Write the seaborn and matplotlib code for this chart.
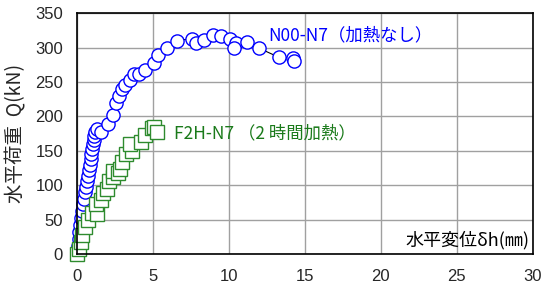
import matplotlib
matplotlib.use("Agg")
import pandas as pd
import seaborn as sns
import matplotlib.pyplot as plt

# N00-N7 (no heating)
n00_x = [0.0, 0.05, 0.1, 0.15, 0.2, 0.28, 0.33, 0.4, 0.45, 0.52, 0.6, 0.65, 0.72, 0.78,
         0.85, 0.9, 0.95, 1.0, 1.05, 1.1, 1.15, 1.2, 1.3, 1.6, 2.05, 2.35, 2.6, 2.78, 2.93,
         3.15, 3.47, 3.73, 4.08, 4.45, 5.1, 5.32, 5.9, 6.57, 7.6, 7.83, 8.37, 8.96, 9.46,
         10.1, 10.45, 10.35, 11.2, 11.98, 13.27, 14.2, 14.3]
n00_q = [0, 12, 22, 32, 42, 52, 62, 72, 80, 90, 98, 106, 114, 122,
         130, 138, 146, 153, 160, 166, 172, 177, 182, 177, 189, 202, 219, 229, 240,
         246, 253, 262, 262, 267, 277, 289, 299, 310, 313, 307, 311, 318, 317,
         313, 307, 299, 308, 299, 286, 285, 280]

# F2H-N7 (2h heating)
f2h_x = [0.0, 0.1, 0.25, 0.3, 0.55, 0.7, 1.0, 1.3, 1.25, 1.6, 1.7, 1.95, 2.1, 2.35, 2.4,
         2.7, 2.85, 2.95, 3.2, 3.6, 3.5, 4.2, 4.5, 4.95, 5.05, 5.25]
f2h_q = [0, 8, 18, 28, 40, 50, 60, 58, 72, 78, 88, 95, 106, 112, 120,
         118, 124, 134, 145, 150, 160, 163, 173, 183, 185, 177]

x_ticks = [0, 5, 10, 15, 20, 25, 30]
y_ticks = [0, 50, 100, 150, 200, 250, 300, 350]

sns.set_style("white")
plt.rcParams['font.family'] = ['Noto Sans CJK JP', 'DejaVu Sans']

fig = plt.figure(figsize=(5.46, 2.91), dpi=100)
ax = fig.add_axes([0.141, 0.127, 0.835, 0.828])

df_n = pd.DataFrame({'x': n00_x, 'q': n00_q})
df_f = pd.DataFrame({'x': f2h_x, 'q': f2h_q})

sns.lineplot(data=df_n, x='x', y='q', ax=ax, sort=False, estimator=None,
             color='black', linewidth=0.8, marker='o', markersize=9.5,
             markerfacecolor='white', markeredgecolor='#0000ff', markeredgewidth=1.0,
             clip_on=False)
sns.lineplot(data=df_f, x='x', y='q', ax=ax, sort=False, estimator=None,
             color='black', linewidth=0.8, marker='s', markersize=9.5,
             markerfacecolor='white', markeredgecolor='#2e8b2e', markeredgewidth=1.0,
             clip_on=False)

ax.set_xlim(0, 30)
ax.set_ylim(0, 350)
ax.set_xticks(x_ticks)
ax.set_yticks(y_ticks)
ax.grid(True, color='#a0a0a0', linewidth=1.0)
ax.set_axisbelow(True)
for s in ax.spines.values():
    s.set_color('black')
    s.set_linewidth(1.2)
ax.tick_params(axis='y', length=0, labelsize=12, pad=10)
ax.tick_params(axis='x', length=0, labelsize=12, pad=11)
for lab in ax.get_xticklabels() + ax.get_yticklabels():
    lab.set_fontfamily('Liberation Sans')
ax.set_xlabel('')
ax.set_ylabel('水平荷重  Q(kN)', fontsize=14, labelpad=6)

ax.text(12.6, 317, 'N00-N7（加熱なし）', color='#0000ff', fontsize=12.5, va='center')
ax.text(6.4, 176, 'F2H-N7 （2 時間加熱）', color='#1a7a1a', fontsize=12.5, va='center')
ax.text(29.8, 7, '水平変位δh(㎜)', color='black', fontsize=13, ha='right', va='bottom')

fig.savefig('out.png', dpi=100)
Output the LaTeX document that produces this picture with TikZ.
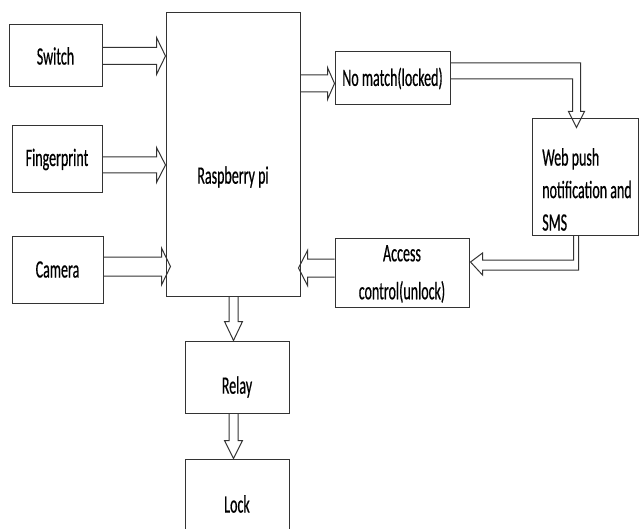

——

▶ _The task_
Transcribe the records above exactly, leaving out every picture.

▶ _Result of the exercise_
Write the seaborn and matplotlib code for this chart.
import matplotlib
matplotlib.use("Agg")
import pandas as pd
import seaborn as sns
import matplotlib.pyplot as plt

# N00-N7 (no heating)
n00_x = [0.0, 0.05, 0.1, 0.15, 0.2, 0.28, 0.33, 0.4, 0.45, 0.52, 0.6, 0.65, 0.72, 0.78,
         0.85, 0.9, 0.95, 1.0, 1.05, 1.1, 1.15, 1.2, 1.3, 1.6, 2.05, 2.35, 2.6, 2.78, 2.93,
         3.15, 3.47, 3.73, 4.08, 4.45, 5.1, 5.32, 5.9, 6.57, 7.6, 7.83, 8.37, 8.96, 9.46,
         10.1, 10.45, 10.35, 11.2, 11.98, 13.27, 14.2, 14.3]
n00_q = [0, 12, 22, 32, 42, 52, 62, 72, 80, 90, 98, 106, 114, 122,
         130, 138, 146, 153, 160, 166, 172, 177, 182, 177, 189, 202, 219, 229, 240,
         246, 253, 262, 262, 267, 277, 289, 299, 310, 313, 307, 311, 318, 317,
         313, 307, 299, 308, 299, 286, 285, 280]

# F2H-N7 (2h heating)
f2h_x = [0.0, 0.1, 0.25, 0.3, 0.55, 0.7, 1.0, 1.3, 1.25, 1.6, 1.7, 1.95, 2.1, 2.35, 2.4,
         2.7, 2.85, 2.95, 3.2, 3.6, 3.5, 4.2, 4.5, 4.95, 5.05, 5.25]
f2h_q = [0, 8, 18, 28, 40, 50, 60, 58, 72, 78, 88, 95, 106, 112, 120,
         118, 124, 134, 145, 150, 160, 163, 173, 183, 185, 177]

x_ticks = [0, 5, 10, 15, 20, 25, 30]
y_ticks = [0, 50, 100, 150, 200, 250, 300, 350]

sns.set_style("white")
plt.rcParams['font.family'] = ['Noto Sans CJK JP', 'DejaVu Sans']

fig = plt.figure(figsize=(5.46, 2.91), dpi=100)
ax = fig.add_axes([0.141, 0.127, 0.835, 0.828])

df_n = pd.DataFrame({'x': n00_x, 'q': n00_q})
df_f = pd.DataFrame({'x': f2h_x, 'q': f2h_q})

sns.lineplot(data=df_n, x='x', y='q', ax=ax, sort=False, estimator=None,
             color='black', linewidth=0.8, marker='o', markersize=9.5,
             markerfacecolor='white', markeredgecolor='#0000ff', markeredgewidth=1.0,
             clip_on=False)
sns.lineplot(data=df_f, x='x', y='q', ax=ax, sort=False, estimator=None,
             color='black', linewidth=0.8, marker='s', markersize=9.5,
             markerfacecolor='white', markeredgecolor='#2e8b2e', markeredgewidth=1.0,
             clip_on=False)

ax.set_xlim(0, 30)
ax.set_ylim(0, 350)
ax.set_xticks(x_ticks)
ax.set_yticks(y_ticks)
ax.grid(True, color='#a0a0a0', linewidth=1.0)
ax.set_axisbelow(True)
for s in ax.spines.values():
    s.set_color('black')
    s.set_linewidth(1.2)
ax.tick_params(axis='y', length=0, labelsize=12, pad=10)
ax.tick_params(axis='x', length=0, labelsize=12, pad=11)
for lab in ax.get_xticklabels() + ax.get_yticklabels():
    lab.set_fontfamily('Liberation Sans')
ax.set_xlabel('')
ax.set_ylabel('水平荷重  Q(kN)', fontsize=14, labelpad=6)

ax.text(12.6, 317, 'N00-N7（加熱なし）', color='#0000ff', fontsize=12.5, va='center')
ax.text(6.4, 176, 'F2H-N7 （2 時間加熱）', color='#1a7a1a', fontsize=12.5, va='center')
ax.text(29.8, 7, '水平変位δh(㎜)', color='black', fontsize=13, ha='right', va='bottom')

fig.savefig('out.png', dpi=100)
Output the LaTeX document that produces this picture with TikZ.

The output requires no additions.